Ray is not going to win the Cy Young Award, but he has developed into a high strikeout, left-handed weapon with what has to be considered true ace potential.  He is 25 years old.

Taijuan Walker, Diamondbacks (3.32 ERA in 143.2 innings with 54 walks and 130 strikeouts)

Imagine having three pitchers putting up their best season of their careers all in one year?   That is exactly what has happened in Arizona.

You have probably seen the name “Taijuan Walker” many times through his years in Seattle, where he compiled a decent 4.18 ERA in 357 innings between 2013-2016.   He made his debut at the age of 20, so those numbers are actually good for a pitcher of his age.  He just hadn’t yet completely broken out.

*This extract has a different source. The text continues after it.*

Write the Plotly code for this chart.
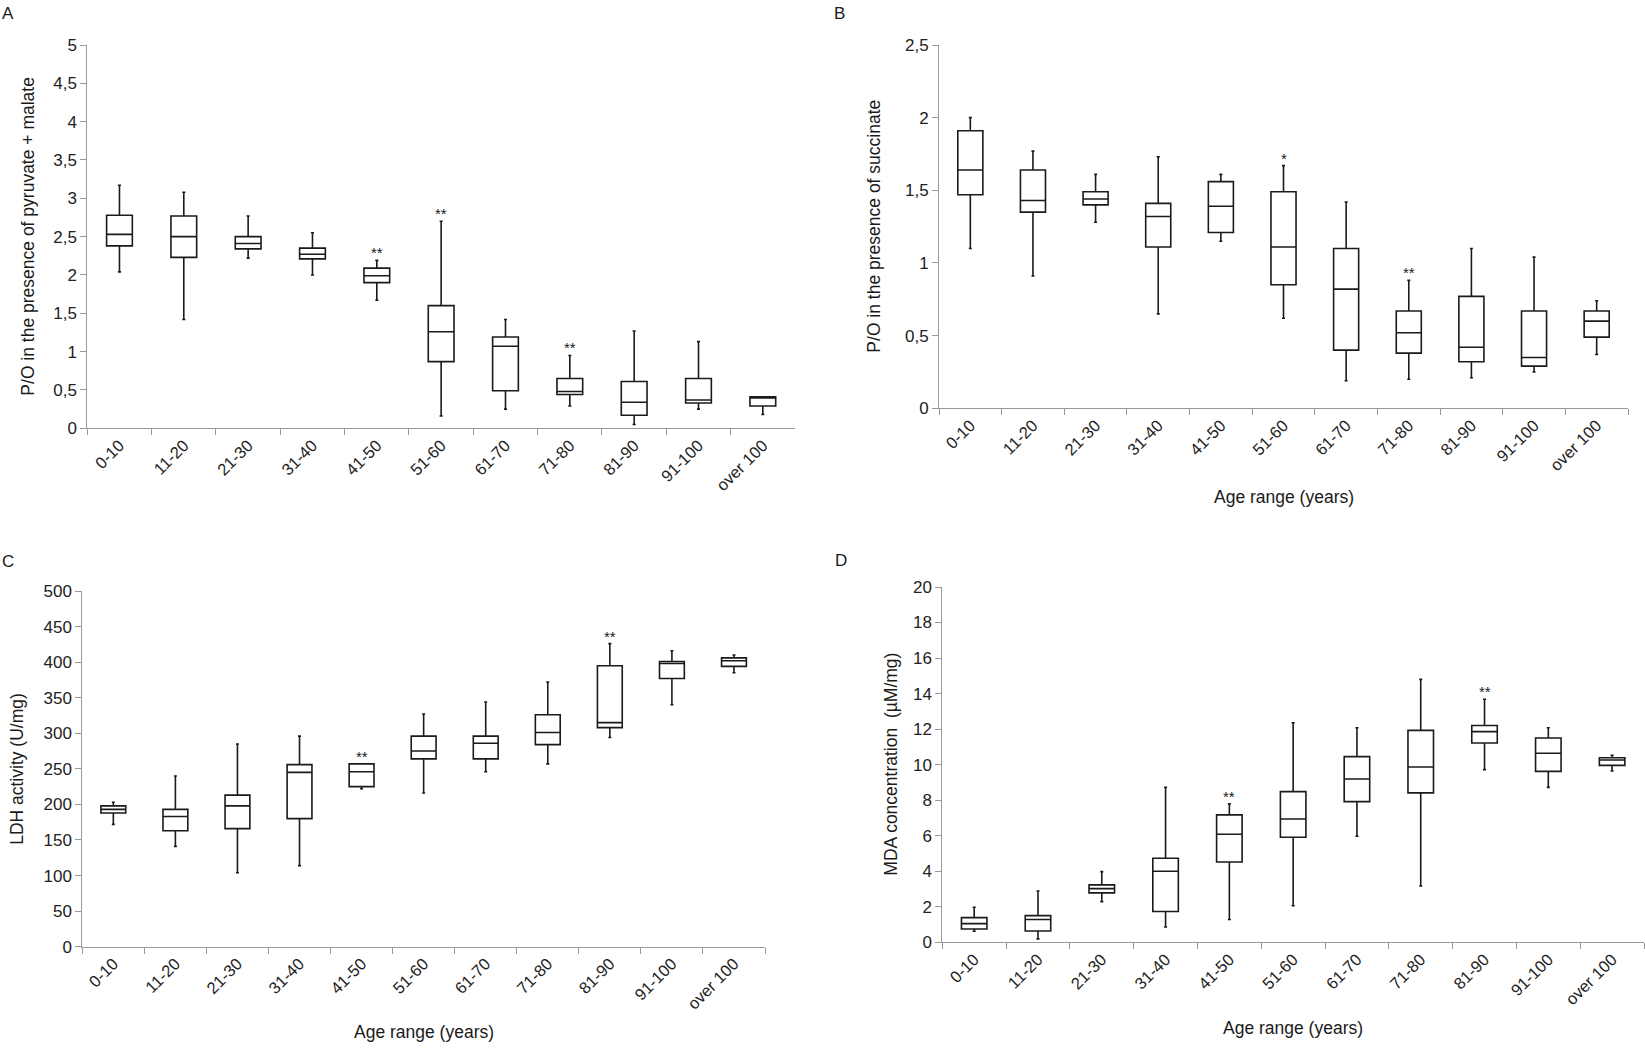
import plotly.graph_objects as go

W, H = 1645, 1051

ages = ["0-10", "11-20", "21-30", "31-40", "41-50", "51-60",
        "61-70", "71-80", "81-90", "91-100", "over 100"]

# A: P/O with pyruvate + malate
a_low = [2.04, 1.42, 2.22, 2.00, 1.67, 0.16, 0.25, 0.29, 0.05, 0.25, 0.18]
a_q1 = [2.38, 2.23, 2.34, 2.21, 1.90, 0.87, 0.49, 0.44, 0.17, 0.33, 0.29]
a_med = [2.53, 2.50, 2.41, 2.27, 1.99, 1.26, 1.07, 0.48, 0.34, 0.37, 0.40]
a_q3 = [2.78, 2.77, 2.50, 2.35, 2.09, 1.60, 1.19, 0.65, 0.61, 0.65, 0.41]
a_high = [3.17, 3.08, 2.77, 2.55, 2.19, 2.70, 1.42, 0.95, 1.27, 1.13, 0.41]
a_stars = {"41-50": "**", "51-60": "**", "71-80": "**"}

# B: P/O with succinate
b_low = [1.10, 0.91, 1.28, 0.65, 1.15, 0.62, 0.19, 0.20, 0.21, 0.25, 0.37]
b_q1 = [1.47, 1.35, 1.40, 1.11, 1.21, 0.85, 0.40, 0.38, 0.32, 0.29, 0.49]
b_med = [1.64, 1.43, 1.44, 1.32, 1.39, 1.11, 0.82, 0.52, 0.42, 0.35, 0.60]
b_q3 = [1.91, 1.64, 1.49, 1.41, 1.56, 1.49, 1.10, 0.67, 0.77, 0.67, 0.67]
b_high = [2.00, 1.77, 1.61, 1.73, 1.61, 1.67, 1.42, 0.88, 1.10, 1.04, 0.74]
b_stars = {"51-60": "*", "71-80": "**"}

# C: LDH activity
c_low = [172, 141, 104, 114, 222, 216, 246, 257, 294, 340, 385]
c_q1 = [188, 163, 166, 180, 225, 264, 264, 284, 308, 377, 394]
c_med = [193, 183, 198, 245, 246, 275, 286, 301, 315, 398, 402]
c_q3 = [198, 193, 213, 256, 257, 296, 296, 326, 395, 401, 406]
c_high = [203, 240, 285, 296, 257, 327, 344, 372, 426, 416, 410]
c_stars = {"41-50": "**", "81-90": "**"}

# D: MDA concentration
d_low = [0.62, 0.19, 2.29, 0.86, 1.28, 2.06, 5.97, 3.17, 9.72, 8.72, 9.64]
d_q1 = [0.75, 0.64, 2.78, 1.73, 4.52, 5.91, 7.92, 8.41, 11.22, 9.62, 9.96]
d_med = [1.05, 1.28, 3.02, 4.00, 6.08, 6.94, 9.19, 9.87, 11.86, 10.64, 10.26]
d_q3 = [1.39, 1.50, 3.23, 4.73, 7.17, 8.48, 10.45, 11.93, 12.20, 11.50, 10.39]
d_high = [1.97, 2.89, 3.98, 8.72, 7.79, 12.36, 12.08, 14.80, 13.68, 12.08, 10.53]
d_stars = {"41-50": "**", "81-90": "**"}

FONT = "Liberation Sans, Arial, sans-serif"
AXIS_GREY = "#9a9a9a"
INK = "#1a1a1a"


def px_x(p):
    return p / W


def px_y(p):
    return 1 - p / H


# pixel placement of each panel in the 1645x1051 page
panels = [
    dict(stats=(a_low, a_q1, a_med, a_q3, a_high), stars=a_stars, ymax=5, dtick=0.5,
         ytitle="P/O in the presence of pyruvate + malate", xdom=(87.3, 795), ydom=(45, 428.3),
         letter=("A", 8, 14), ytx=28, xty=None),
    dict(stats=(b_low, b_q1, b_med, b_q3, b_high), stars=b_stars, ymax=2.5, dtick=0.5,
         ytitle="P/O in the presence of succinate", xdom=(939, 1628), ydom=(45, 408.3),
         letter=("B", 840, 14), ytx=874, xty=497),
    dict(stats=(c_low, c_q1, c_med, c_q3, c_high), stars=c_stars, ymax=500, dtick=50,
         ytitle="LDH activity (U/mg)", xdom=(82.3, 765), ydom=(591, 946.7),
         letter=("C", 8, 561), ytx=17, xty=1032),
    dict(stats=(d_low, d_q1, d_med, d_q3, d_high), stars=d_stars, ymax=20, dtick=2,
         ytitle="MDA concentration  (µM/mg)", xdom=(942.3, 1644), ydom=(587, 942.3),
         letter=("D", 841, 560), ytx=891, xty=1028),
]

fig = go.Figure()
annotations = []
layout = {}

for i, p in enumerate(panels, start=1):
    sfx = "" if i == 1 else str(i)
    low, q1, med, q3, high = p["stats"]
    fig.add_trace(go.Box(
        x=ages, q1=q1, median=med, q3=q3, lowerfence=low, upperfence=high,
        xaxis="x" + sfx, yaxis="y" + sfx,
        width=0.4, whiskerwidth=0.12, boxpoints=False,
        fillcolor="white", line=dict(color=INK, width=1.6),
        showlegend=False, hoverinfo="skip",
    ))
    layout["xaxis" + sfx] = dict(
        domain=[px_x(p["xdom"][0]), px_x(p["xdom"][1])], anchor="y" + sfx,
        type="category", categoryorder="array", categoryarray=ages,
        range=[-0.5, len(ages) - 0.5], showline=True, linecolor=AXIS_GREY, linewidth=1,
        ticks="outside", tickson="boundaries", ticklen=6, tickcolor=AXIS_GREY,
        tickangle=-45, tickfont=dict(size=16.5, color="#222", family=FONT),
        showgrid=False, zeroline=False, automargin=False,
    )
    layout["yaxis" + sfx] = dict(
        domain=[px_y(p["ydom"][1]), px_y(p["ydom"][0])], anchor="x" + sfx,
        range=[0, p["ymax"]], dtick=p["dtick"], showline=True, linecolor=AXIS_GREY,
        linewidth=1, ticks="outside", ticklen=6, tickcolor=AXIS_GREY,
        tickfont=dict(size=17, color="#222", family=FONT),
        showgrid=False, zeroline=False, automargin=False,
    )
    for cat, mark in p["stars"].items():
        k = ages.index(cat)
        annotations.append(dict(
            x=cat, y=high[k], xref="x" + sfx, yref="y" + sfx, text=mark,
            showarrow=False, yanchor="bottom", yshift=-3,
            font=dict(size=15, color=INK, family=FONT),
        ))
    letter, lx, ly = p["letter"]
    annotations.append(dict(
        x=px_x(lx), y=px_y(ly), xref="paper", yref="paper", text=letter,
        showarrow=False, xanchor="center", yanchor="middle",
        font=dict(size=17, color=INK, family=FONT),
    ))
    annotations.append(dict(
        x=px_x(p["ytx"]), y=(px_y(p["ydom"][0]) + px_y(p["ydom"][1])) / 2,
        xref="paper", yref="paper", text=p["ytitle"], textangle=-90,
        showarrow=False, xanchor="center", yanchor="middle",
        font=dict(size=17.5, color=INK, family=FONT),
    ))
    if p["xty"] is not None:
        annotations.append(dict(
            x=(px_x(p["xdom"][0]) + px_x(p["xdom"][1])) / 2, y=px_y(p["xty"]),
            xref="paper", yref="paper", text="Age range (years)",
            showarrow=False, xanchor="center", yanchor="middle",
            font=dict(size=17.5, color=INK, family=FONT),
        ))

fig.update_layout(
    width=W, height=H, margin=dict(l=0, r=0, t=0, b=0, autoexpand=False),
    paper_bgcolor="white", plot_bgcolor="white",
    separators=", ", font=dict(family=FONT, color=INK),
    annotations=annotations, **layout,
)

# drop the browser's default page margin so the figure sits at the window corner
fig.write_html("out.html", config={"displayModeBar": False},
               post_script="document.body.style.margin = '0';")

When the Mariners came calling for Jean Segura this past winter, Walker became the main cog the Diamondbacks wanted back in the deal (the deal was a 5-player trade overall).   Arizona likely does not regret the deal at all.

This is not to say that Walker has been great – his FIP of 4.09 shows a pitcher that is likely pitching with some luck on his side.   His walk rate has actually spiked this season without a big spike in his strikeout rate.   The category where he has really shined is in the reduction in home runs, despite moving from a park that leans towards pitching to a park that leans more towards offense.   His GB% has gone up by 3%, which is hardly significant, but is still a step in the right direction.

He has added a slider to his list of pitches, while reducing his reliance on his change-up.   The slider has produced negative value, but his fastball value has increased at a strong rate.

I think there is still a lot for Walker to work on, including the need to reduce the walks and increase the strikeouts even more.   The numbers are solid, but you still find yourself wanting to see more.  He is still young enough to develop into a top-of-the-rotation type of pitcher, though he would still have plenty of value as the pitcher he already is.